During the reception, the signal from the antenna passes through the TR switch. On reception, the TR switch is in an inactive state (that is, it is matched to the transmission line impedance). Simultaneously, ATR is also in an inactive state to maintain high impedance to receive the signal in the direction of the transmitter, which leads to minimization of the loss of return signal energy in that direction. The advantages of the branched duplexer are simple, compact, and low cost. The disadvantage is limited operating bandwidth (about 5%) because element spacings are significant.

Nowadays branched duplexers are obsolete in all types of radars. Mostly circulator type duplexers are used in all radars as shown in the figure below. In the circulator type duplexer, the transmitter is connected at port 1, the antenna at port 2, and the receiver at port 3. When the transmitter sends a signal, the signal goes to the antenna with great ease and does not enter into the receiver because of the isolation of the circulator. When the signal comes back to the antenna, it goes directly to the receiver and not to the transmitter, because of the circulator operation.

In radar, there should be zero isolation between the transmitter and receiver. It should be evident that to have the required isolation in the circulator, the transmitter, the receiver, and the antenna all must be well matched to the circulator. A still small part of the input signal emerges from port 3, and the ratio of this signal to the input signal is called isolation and it is expressed in decibels as:

I(dB)=10log_{10}\left ( \frac{P_{out3}}{P_{in1}} \right )

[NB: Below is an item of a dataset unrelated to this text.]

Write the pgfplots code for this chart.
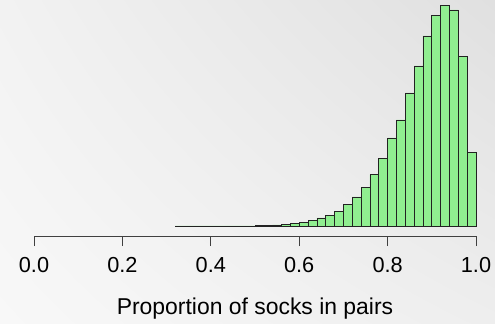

So, the transmitter is turned off while receiving the signals from the antenna and the receiver is turned off while transmitting the signals.

Ferrite Duplexer

There is some duplexer which uses the ferrite devices such as ferrite phase shifter, isolators, circulators to perform the duplexer actions. Instead of using the power-sensitive phase shifter in the phase shift duplexer. We may use a ferrite phase shifter. The ferrite duplexer uses a magic T, two non-reciprocal ferrite phase shifters and a short slot hybrid junction to perform the duplexer operation as shown in the figure below. The phase shifter provides the 450 phase shift either it advances the phase or it may retard the phase according to the directions of the energy flow. A TR may be used to protect the energy flow. A TR may be used to protect the receiver against leakage from the transmitter or reflected energy of the transmitter of an antenna. The ferrite duplexer has a lot of advantages over gas discharge tubs. It has wide bandwidth and fast recovery time than the gas discharge tubes. But it has a large size and weight and it requires a magnetic field for operations.